Recovery Concept for the Automation Manager

To ensure the automation manager functionality as automation decision server, the primary automation manager (PAM), must be backed up by additional automation manager address spaces called secondary automation managers (SAMs).

For sysplexwide and single-system automation, the continuous availability of the automation manager is of paramount importance.

Secondary automation managers are able to take over the function whenever a primary automation manager fails.

Therefore, it is recommended that you have at least one secondary automation manager running. For sysplexwide automation, the SAM should run on a different system than the PAM. It is important though that all automation managers (PAM and SAMs) run on systems which are in the same time zone.

To enable software or hardware maintenance in the sysplex, SA z/OS supports a command to force the takeover of the primary automation manager.

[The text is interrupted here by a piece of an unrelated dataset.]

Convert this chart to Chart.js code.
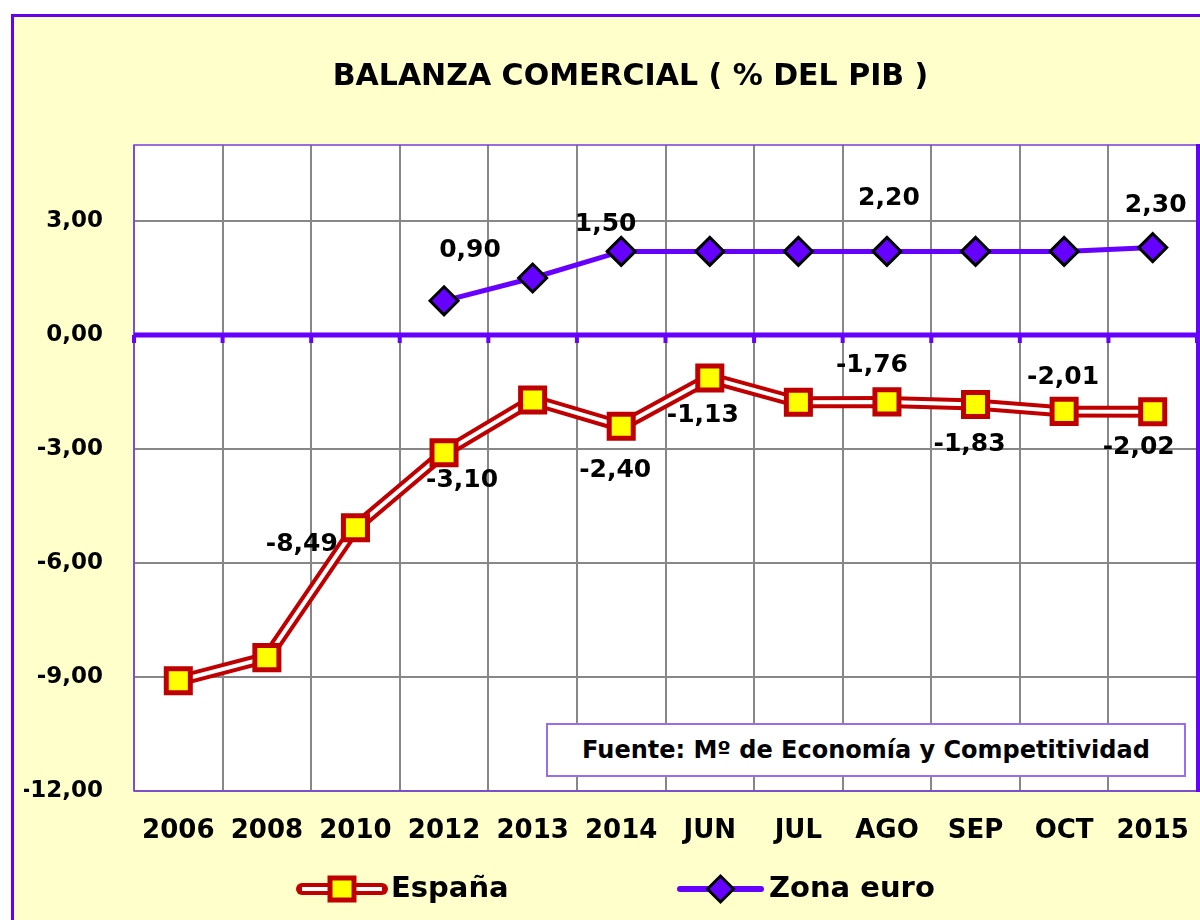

A takeover is only possible when the following requirements are met:
  • All the automation manager instances must have access to a shared external medium (DASD) where the following is stored:
    • The configuration data (result of the ACF and AMC build process).
    • The schedule overrides VSAM file.
    • The configuration information data set — this is a mini file in which the automation manager stores the parameters with which to initialize the next time that it is started WARM or HOT.
    • The takeover file.
SA z/OS follows the concept of a floating backup because:
  • The currently active automation manager has no awareness of the existence (and location) of possible backup instances.
  • The location of the backup instances can change during normal processing without any interruption for the active automation manager.
  • There is no communication between the primary automation manager and its backup instances during normal operation except when a SAM that is to become the new PAM informs the current PAM of that fact during a planned takeover.

This has the advantage that in normal operation, the processing is not impacted by a backup structure which can change.

Depending on the number of resources, the takeover time from a primary to a secondary automation manager is in the range of one to two minutes.